Fortunately, recent advancements in variable selection techniques have meant that we can now perform variable selection on models with many more variables than observations, and so can saturate our regression with complex combinations of indicator variables and let the variable selection technique choose which are the most appropriate indicators to use.

### AutoSearch/GETS

One of the new technologies introduced in EViews 12 is the **AutoSearch/GETS** algorithm for variable selection.

AutoSearch/GETS is a method of variable selection that follows the steps suggested by AutoSEARCH algorithm of Escribano and Sucarrat (2011), which in turn builds upon the work in Hoover and Perez (1999), and is similar to the technology behind the **Autometrics™** module in **PcGive™**.

Mechanically the algorithm is similar to a backwards uni-directional stepwise method:

- The model with all search variables (termed the general unrestricted model, GUM) is estimated, and checked with a set of diagnostic tests.
- A number of search paths are defined, one for each insignificant search variable in the GUM.
- For each path, the insignificant variable defined in 2) is removed and then a series of further variable removal steps is taken, each time removing the most insignificant variable, and each time checking whether the current model passes the set of diagnostic tests.
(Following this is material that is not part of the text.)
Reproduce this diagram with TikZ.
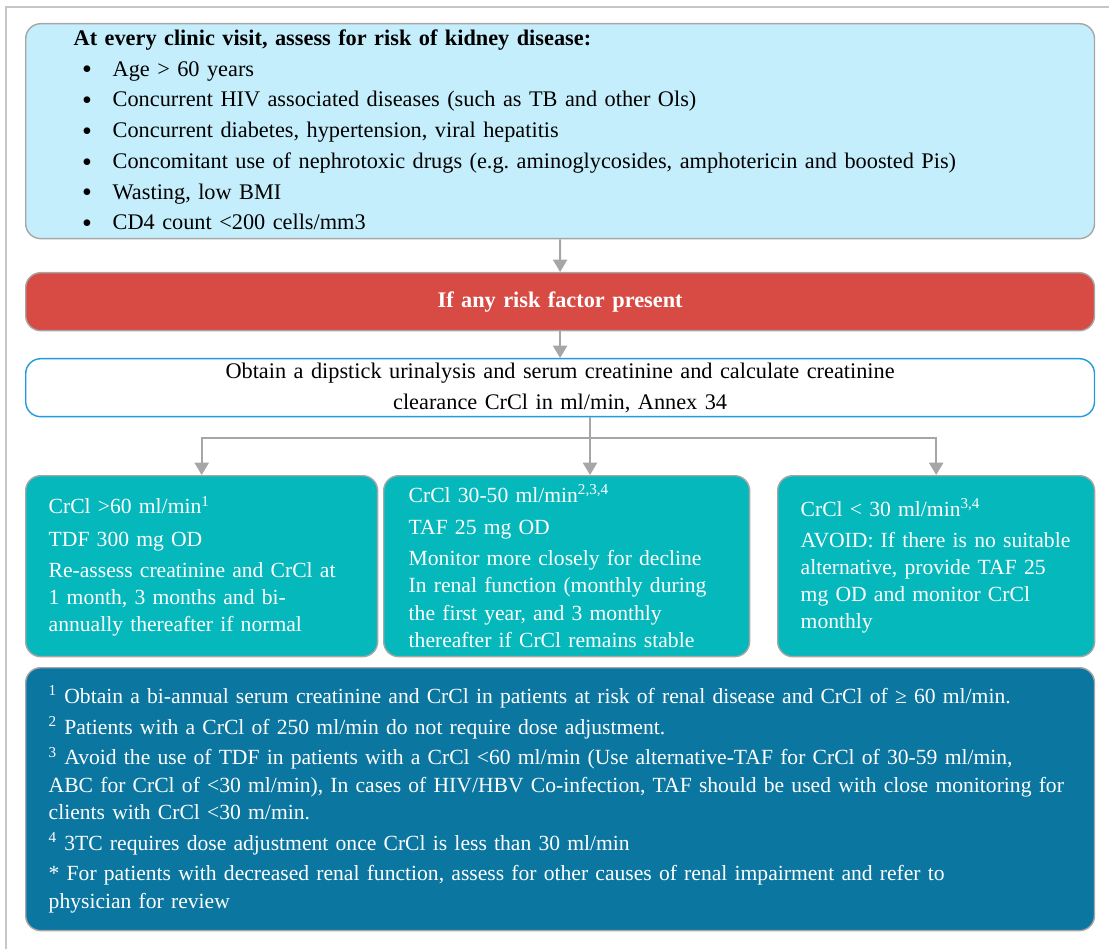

If the diagnostic tests fail after the removal of a variable, that variable is placed back into the model and prevented from being removed again along this path. Variable removal finishes once there are no more insignificant variables, or it is impossible to removal a variable without failing the diagnostic tests.
- Once all paths have been calculated the final models produced by the paths are compared using an information criteria selection. The best model is then selected.

One of the advantages of AutoSearch/GETS is that the set of candidate variables can be split into sets, with search performed on each sets one at a time, then the selected variables from each set can be combined into a final set to be searched. This allows you to test more candidate variables than you have observations without creating singularities (as long as enough candidate variables are rejected), which means it is a perfect algorithm for indicator saturation studies.

### An Application with Consumption and Income

To demonstrate this feature, we will estimate a simple personal consumption equation, using log-difference of personal consumption as the dependent variable against a constant and log-differenced disposable income. This estimation is purely for demonstration of the saturation features in EViews 12, and should not be taken as worthy macroeconomic research!

Both data series were downloaded directly from the Federal Reserve of St Louis database, FRED, and contain monthly observations between 2002 and April 2020:

**Quick/Estimate Equation**to bring up the equation estimation dialog.- Enter our dependent variable
**DLOG(CONS)**followed by a constant and our regressor**DLOG(INCOME)**. - Clicking OK.

If we click on the **Resids** button we can view a graph of the equation residuals.

Now we’ll estimate a new equation where we will instruct EViews to detect for both impulse (outlier) and step-shift (change in intercept) indicators, with the following steps:

**Quick/Estimate Equation**> to bring up the equation estimation dialog.- Enter our dependent variable
**DLOG(CONS)**followed by a constant and our regressor**DLOG(INCOME)**. - Switch to the
**Options Tab**and select**Auto-detection**under**Outliers/indicator saturation**. - Press the
**Options**button and select both**Impulse**and**Step-shift**indicators. - Change the
**Terminal condition p-value**to**0.01**(which will allow for more indicators entering the equation). - Clicking OK twice.

The impact of these variables on the log-differenced income coefficient is dramatic, as is resulting R-squared.

Viewing the residual graph shows that the large outliers have been removed, and the location of detected indicators, as shown by the vertical lines, corresponds to the outliers we eyeballed in the original equation.